When you are trying to win a point with your spouse, a friend (or enemy), or somebody you do business with logic, reason and fairness should be your guide. No matter how tense things get, your ace-in-the-hole should not be that if you lose, you will soil yourself!

Self-destruction is not a good talking point, or bargaining chip. And yet…

That’s what politicians — who are asking us to reelect them this November — are doing by playing the sequestration card. Except that when sequestration hits the fan, we could all suffer. Big time. Maybe get furloughed, forced to take a pay cut or handed a pink slip.
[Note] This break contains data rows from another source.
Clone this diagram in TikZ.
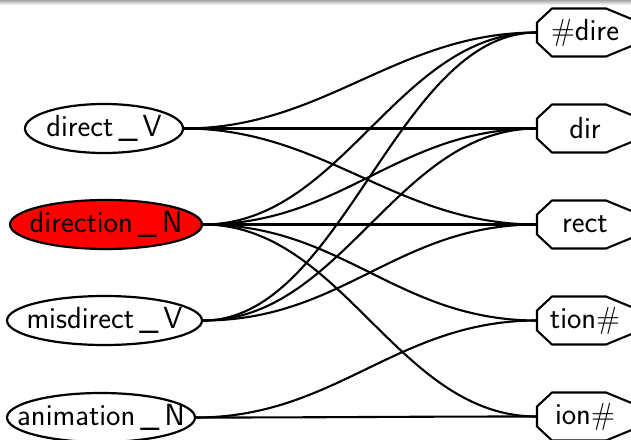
\documentclass[tikz,border=0pt]{standalone}
\usetikzlibrary{shapes.geometric}

% octagon box for a morph: name, row, label
\newcommand{\morph}[3]{
	\node[morph] (#1) at (\mfX, #2) {#3};
	\draw[edge] (\mfX-48, #2-10) -- (\mfX-33, #2-24) -- (\mfX+21, #2-24) -- (\mfX+55, #2-10)
		-- (\mfX+55, #2+10) -- (\mfX+21, #2+24) -- (\mfX-33, #2+24) -- (\mfX-48, #2+10) -- cycle;
}

% spline from a lemma to a morph
\newcommand{\plink}[2]{
	\draw[edge] (#1.east) .. controls +(140,0) and +(-140,0) .. (#2.west);
}

\begin{document}
\begin{tikzpicture}[x=1pt, y=-1pt, font=\fontsize{30.5}{36}\selectfont\sffamily,
	edge/.style={line width=2.1pt},
	lemma/.style={ellipse, draw, line width=2.2pt, fill=white, inner xsep=-40pt, inner ysep=0pt, minimum height=49pt},
	morph/.style={inner sep=0pt, minimum width=96pt, minimum height=48pt}]
\useasboundingbox (0,0) rectangle (631,439);
\clip (0,0) rectangle (631,439);
\shade[top color=black!35, bottom color=white] (0,0) rectangle (631,5);

\pgfmathsetmacro{\mfX}{585}
\pgfmathsetmacro{\rowA}{32.5}
\pgfmathsetmacro{\rowB}{128.5}
\pgfmathsetmacro{\rowC}{224.5}
\pgfmathsetmacro{\rowD}{320.5}
\pgfmathsetmacro{\rowE}{416.5}

\node[lemma, minimum width=158pt] (directV) at (104, \rowB) {direct\,\_\,V};
\node[lemma, minimum width=192pt, fill=red] (directionN) at (106, \rowC) {direction\,\_\,N};
\node[lemma, minimum width=195pt] (misdirectV) at (104.5, \rowD) {misdirect\,\_\,V};
\node[lemma, minimum width=188pt] (animationN) at (101, \rowE+1) {animation\,\_\,N};

\morph{dire}{\rowA}{\#dire}
\morph{dir}{\rowB}{dir}
\morph{rect}{\rowC}{rect}
\morph{tion}{\rowD}{tion\#}
\morph{ion}{\rowE}{ion\#}

\plink{directV}{dire}
\plink{directV}{dir}
\plink{directV}{rect}

\plink{directionN}{dire}
\plink{directionN}{dir}
\plink{directionN}{rect}
\plink{directionN}{tion}
\plink{directionN}{ion}

\plink{misdirectV}{dire}
\plink{misdirectV}{dir}
\plink{misdirectV}{rect}

\plink{animationN}{tion}
\plink{animationN}{ion}
\end{tikzpicture}
\end{document}
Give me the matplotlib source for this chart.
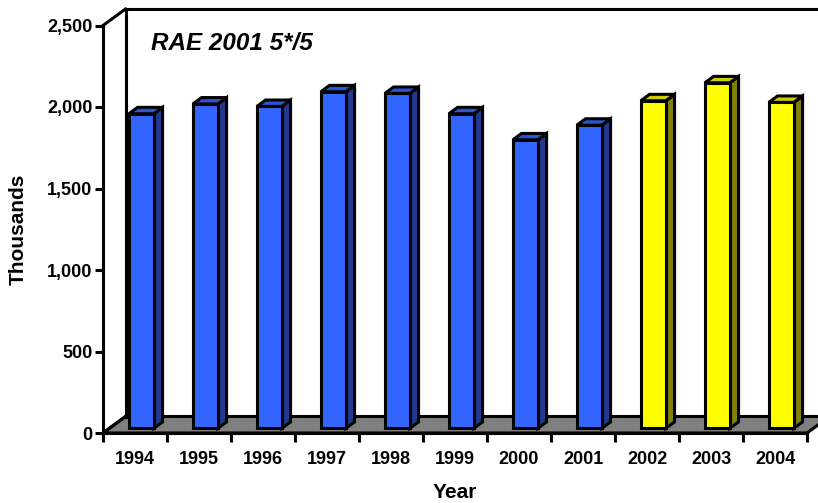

As far as I can tell, I don’t know a single person who can explain exactly what “sequestration” is, how it would work and what it would do. It may have happened before, in a milder form. But nobody is quite sure when or where it happened, what impact it had or how long it lasted.


As yet another deadline approaches, both political parties are warning that while it might happen, it shouldn’t happen. Yet both Democrats and Republicans have, at various times, set things up so that if they don’t get their way — taxes are at the core — they will sequest all over us. And themselves.

The sequestration card was set up last year when Congress appointed the so-called supercommittee. The 12-member group was evenly split between Republicans who control the House and Democrats who control the Senate. The committee was formed in mid-August with a Dec. 23 deadline. The idea was to come up with a BRAC-like proposal that would result in a $1.5 trillion in costs over 10 years. It would be a share-the-pain deal that would begin when Congress approved it. If not, “sequestration” — automatic-across-the-board-cuts — would begin in January 2013.

Guess what? Although Congress had the mandate, the time and the reason — can you say recession? — to get it done, it didn’t get it done. Nothing happened except that a lot of hot air was generated in Washington which doesn’t need any more heat in the summer.

The good news for feds, is that the supercommittee was considering cuts — in federal retirement benefits, federal health benefits and future pay raises — that had been proposed earlier by a White House commission. Which also fizzled out.

The bad news for feds, as taxpayers and citizens, is that nothing has happened and unless it does, the sequestration boogeyman will be let loose. Depending on which lobby you listen to it will eliminate several hundred thousand civilian federal jobs, and again as many jobs among federal contractors.

There is talk of Weather Service furloughs during the hurricane season. Outside groups have warned of layoffs of FBI agents. The White House raises the possibility of national park shutdowns if the S-fan goes off.

Nonfederal industries, from travel and food to services and entertainment, will be hit by the ripple effect as tens of thousands of federal and private sector jobs disappear.